Kleine Auswahl an Perspektiven

Dabei waren Maesos Ad-hoc-Entscheidungen auf dem Platz keineswegs unstrittig falsch gewesen. Experten und Berufskollegen analysierten vielmehr, dass er bei der ersten Szene richtig gelegen hatte. Nur bei der zweiten hielten sie die Korrektur nach Videostudium überwiegend für gerechtfertigt. Bei der dritten blieben die Meinungen auch etliche Stunden und unzählige Zeitlupen später geteilt.

Beim ersten Eingriff, der Penaltyszene, zeigte der Videoreferee dem Platzschiedsrichter eine kleine Auswahl von Kameraperspektiven und wies auf ein Hands eines Almería-Spielers hin. Er verlor hingegen kein Wort über vorangehende Foulspiele von Real, die für alle Experten die ursprüngliche Entscheidung Maesas gerechtfertigt hatten. «Warum werden dem Schiedsrichter nicht die anderen Kamerawinkel gezeigt?», fragte UD Almería in einer Reaktion auf seinem X-Konto.

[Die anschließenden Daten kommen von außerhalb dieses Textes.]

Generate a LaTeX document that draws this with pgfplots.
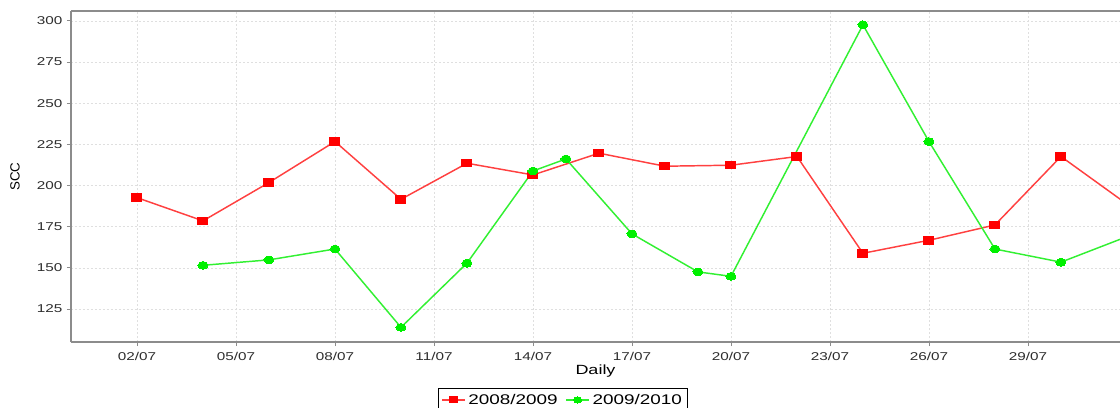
\documentclass[border=0pt]{standalone}
\usepackage{pgfplots}
\pgfplotsset{compat=1.18}
\usepackage{fontspec}
\setmainfont{Liberation Sans}
\definecolor{redline}{RGB}{255,64,64}
\definecolor{redmark}{RGB}{255,0,0}
\definecolor{greenline}{RGB}{50,240,50}
\definecolor{greenmark}{RGB}{0,240,0}
\definecolor{axgray}{RGB}{140,140,140}
\definecolor{txt}{RGB}{45,45,45}
\newcommand{\sx}[1]{\scalebox{1.35}[1]{#1}}
\begin{document}
\begin{tikzpicture}
\begin{axis}[
  at={(0,0)}, anchor=south west,
  scale only axis,
  width=786.75pt, height=248.25pt,
  xmin=0, xmax=31.79,
  ymin=104.9, ymax=306,
  axis lines=left,
  axis line style={-, axgray, line width=0.8pt},
  xtick={2,5,8,11,14,17,20,23,26,29},
  xticklabels={\sx{02/07},\sx{05/07},\sx{08/07},\sx{11/07},\sx{14/07},\sx{17/07},\sx{20/07},\sx{23/07},\sx{26/07},\sx{29/07}},
  ytick={125,150,175,200,225,250,275,300},
  yticklabel={\sx{\pgfmathprintnumber{\tick}}},
  tick align=outside,
  major tick length=3pt,
  tick style={axgray, line width=0.6pt},
  grid=major,
  grid style={gray!25, dash pattern=on 1.5pt off 1.5pt, line width=0.4pt},
  tick label style={font=\fontsize{8.5}{10}\selectfont, text=txt},
  /pgf/number format/assume math mode=true,
  xticklabel style={yshift=-1pt},
  xlabel={\sx{Daily}},
  ylabel={SCC},
  label style={font=\fontsize{10}{12}\selectfont, text=txt},
  every axis x label/.style={at={(axis description cs:0.5,0)}, yshift=-22pt, anchor=center},
  every axis y label/.style={at={(axis description cs:0,0.5)}, xshift=-42pt, rotate=90, anchor=center},
  legend style={at={(axis description cs:0.469,-0.139)}, anchor=north,
    draw=black, line width=0.8pt, font=\fontsize{10.5}{12}\selectfont,
    legend columns=2, inner sep=2pt,
    /tikz/every even column/.append style={column sep=4pt}},
  legend image post style={mark size=3pt},
  legend cell align=left,
]
\addplot[color=redline, line width=1.1pt, mark=square*, mark size=3.75pt,
  mark options={fill=redmark, draw=redmark, line width=0pt, yscale=0.75}]
coordinates {
(2,192.6) (4,178.5) (6,201.8) (8,226.7) (10,191.6) (12,213.5) (14,206.4)
(16,219.6) (18,211.7) (20,212.3) (22,217.6) (24,158.8) (26,166.7)
(28,176.0) (30,217.6) (32,188.7)
};
\addlegendentry{\sx{2008/2009}}
\addplot[color=greenline, line width=1.1pt, mark=*, mark size=3.75pt,
  mark options={fill=greenmark, draw=greenmark, line width=0pt, yscale=0.77}]
coordinates {
(4,151.5) (6,154.8) (8,161.4) (10,113.8) (12,152.8) (14,208.8) (15,216.1)
(17,170.6) (19,147.5) (20,144.8) (24,297.6) (26,226.7) (28,161.4)
(30,153.4) (32,168.9)
};
\addlegendentry{\sx{2009/2010}}
\draw[axgray, line width=0.8pt] (rel axis cs:0,1) -- (rel axis cs:1,1);
\end{axis}
\pgfresetboundingbox
\path (-53.25pt,-48.75pt) rectangle (786.75pt,256.5pt);
\end{tikzpicture}
\end{document}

Man muss hier keine Verschwörung sehen. Die geringe Auswahl an Perspektiven kann auch daran gelegen haben, dass Hernández die Eingriffszeit nicht ausufern lassen wollte. Die Verzögerungen sind ein anderer Kritikpunkt am VAR. Doch am Ende der Hauruck-Überprüfung stand in diesem Fall eine Fehlentscheidung. Die Episode illustriert insofern, wie sich der Videobeweis seine eigenen Probleme schafft.

Der Platzschiedsrichter als blosser Erfüllungsgehilfe

Beim dritten Eingriff, dem Tor 2:2 von Real, sagte der VAR zum Feldschiedsrichter zunächst: «Du solltest dir das Nicht-Handspiel noch einmal anschauen.» Bevor er sich korrigierte: «Das mögliche Nicht-Handspiel.» Schon in seinen ersten Worten liess Hernández seine Meinung erkennen. Danach erklärte er mehrfach apodiktisch: «Der Ball geht ihm an die Schulter.» Niemand sonst im Land sah die Szene so eindeutig. Der VAR Hernández überschritt klar die ihm zugedachten Kompetenzen.

Kurzer Rückblick: Der Videobeweis wurde ab 2016 nach jahrzehntelanger Ablehnung der Fussballbehörden vom selbsterklärten Fifa-Reformer Gianni Infantino forciert, um «klare und manifeste Fehlentscheidungen» korrigieren zu können. Doch die Regelhüter des International Football Association Board (Ifab) wussten um die Sensibilität der Angelegenheit. Besonders in einem Sport wie Fussball, in dem sich viele Szenen in einer Grauzone abspielen. Daher sollte die Technologie dem Platzschiedsrichter nur zur Überprüfung dienen und ihn keinesfalls seiner Autonomie berauben.

Acht Jahre später zeigen die Gesprächsprotokolle aus Spanien, wie sehr sich die gerufenen Geister verselbständigt haben. Jedenfalls am Sonntag in Madrid sass der eigentliche Spielleiter im Kabuff. Mit willkürlichen Ausschnitten und klaren Ansagen degradierte der erfahrene Hernández den jungen Maesa zum blossen Erfüllungsgehilfen.